There sure was a positive impact on (above all – it’s very evident) Belgian tourists and German ones (who are the EU top spenders), while it’s less clear if UK tourists really came in for the TdF (they were visiting less than previous years).
However, I’m still surprised by what the Tourism Office says. In July 2016, the global daily average was 20K nights and, if we focus on weekends only, as if the rest of the week didn’t exist (which provides us with an upper limit for the estimation), the average would be 120K nights.
The TdF weekend got clearly over 200K. Should we consider that *business as usual* is the first July weekend being the best one in the month, like, *doubling* the rest? Even way better than the 14th July combo? I really doubt it.
The TdF sure had an effect, and a notable one. What might be argued is that people who’d go anyway to La Manche decided to change their dates in order to take advantage of the Tour, but they’d go there anyway later in the month if the Tour wasn’t there. Perhaps.
I tend to think that July was going to be awful in tourism terms and the Tour helped the zone to save the day (or the month).
Anyway, the main TdF effect was on daytrippers…

All in all, I’d dare to say that the TdF *extra boost* was probably worth some 10-11M at least (and always without considering the extra local expenditure or the middle to long term impact thanks to TV exposure). It’s to be seen – hard to say, given that the existing studies are mainly monthly – if part of those 10-11M was actually “subtracted” to other days of the month. The fact that little difference was to be seen when comparing with the previous year, just as in August, is far from being a definitive argument, albeit an interesting one. June (and the rest of the year, both in Spring and in Autumn) was absolutely awful… August could well have been the only exception. For sure, the TdF changed the setting. Was it about changing your reservation to the first weekend or was it about visiting a region you wouldn’t have gone to, not in 2016 at least?

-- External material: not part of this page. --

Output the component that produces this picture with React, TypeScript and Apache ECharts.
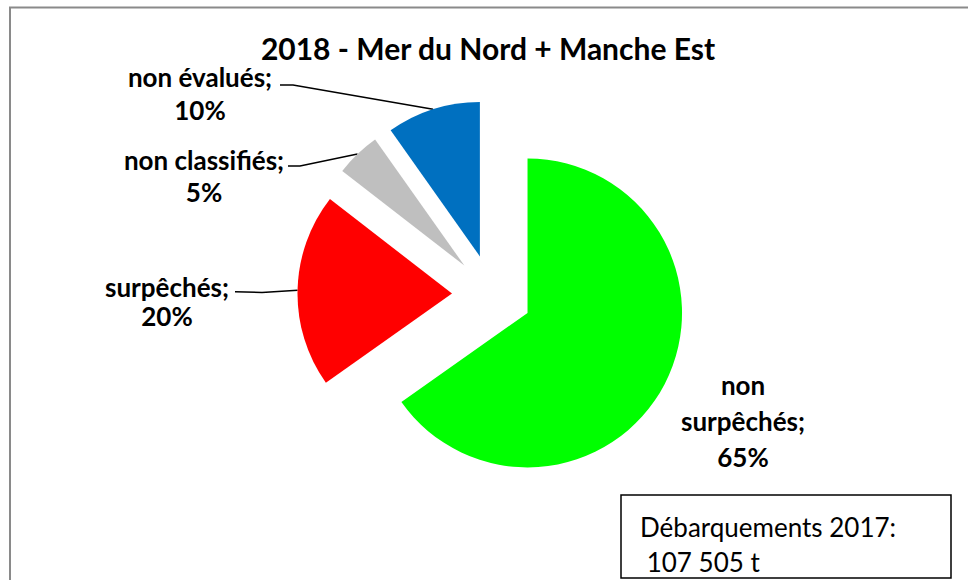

Brian February 15, 2018 at 5:07 pm

Maybe seeing the region on TV while watching the Tour in July spurred one to visit the region the next month, August.

Trevor Ward February 14, 2018 at 5:56 pm

Fascinating. Any idea why London had to pay almost four times as much?

The Inner Ring February 14, 2018 at 9:53 pm

There would have been additional costs to bring the race over with the logistics etc but not that much more. Perhaps London just wanted it that much and ASO knew it?

Also Germany is a big target market for ASO so they will reduce the price for the opportunity to reach in to this market. Just as Britain is now but probably wasn’t in 2007. Yorkshire in 2014 seems to have been €4.4 million.

Ecky Thump February 15, 2018 at 12:31 am

Don’t forget that, at the time, London (and the UK) was very actively promoting cycling and TfL were using the Tour as a driver for its own ends (cycling infrastructure etc).
The legacy 10 years on in London is quite marked.
It may have been expensive, but there would be a good case to state that it was good value for money and perhaps even helped to bring about a cultural change?

David February 14, 2018 at 8:27 pm

I wonder how many people attended the start in Düsseldorf last year, are there any numbers? My impression was that the crowds were huge

Dane February 15, 2018 at 12:06 am

Regional tourism departments also have marketing budgets which they will be spending one way or another. Granted that the TdF would require a larger than normal spend but a portion of the cost of a Grand Depart would otherwise be spent by the tourism marketing areas in other ways. Similarly, the expenditure on road works isn’t necessarily in addition to the existing road maintenance budget. It may have been spent anyway but on other roads instead of the ones that the TdF is using. So this government expenditure isn’t necessarily not going to happen if the TdF wasn’t in town. Some of the funds that may otherwise have been spent anyway have been diverted to the purpose of supporting the Grand Depart. Which, of course, should give the locals lots of grist to the mill for arguments about whether the funds were spent on the right things or not, but it’s not all “over and above” what would otherwise be spent.

MattF February 15, 2018 at 8:42 am

Positively Keynesian – an oxymoron to me.

Don Cafferty February 15, 2018 at 4:34 pm

I don’t intend any criticism of what is outlined in this article about the monetary value of costs and benefits. Based on my observation of events held in a nearby community and responses within that community, I am adding to comments that a problem can arise when it appears that those in the community who bear the cost of the event are not necessarily the ones who accrue the benefit. In this situation, the final tally of benefit may not matter. It is important that an entire community feel that they are included and feel that there is worth. This poses a real problem for measurement.

Ecky Thump February 16, 2018 at 12:21 am

You make a fair point. The monetisation of the Tour’s benefits does not take into account (as far as I know) the costs – inconvenience with closed roads, extra traffic, noise and pollution etc.
It should be possible, in theory, to carry out a more truer cost benefit analysis / environmental impact assessment but, of course, that would not fit in with the brief.
And ASO do not (again, as far as I know) pay costs towards the public sector’s responsibilities – waste collection, Policing and security, other emergency services provision etc in the same way that a sport such as football has had to bear.

David February 15, 2018 at 10:01 pm

A very nice post. Incidentally it has also addressed another issue in its second photo of Sagan vs the Quick-Step rider (not sure who):

One advantage of disc brakes is a bigger ‘S’ on the head tube!

Othersteve February 16, 2018 at 7:53 pm

I do my $ part, I will try and drink wine from the region “terroir” they race through, that combined with the wonderful HD photojournalism that the various regions provides satisfies me here in California.

I should try that for all the Giro and the Velta…as well.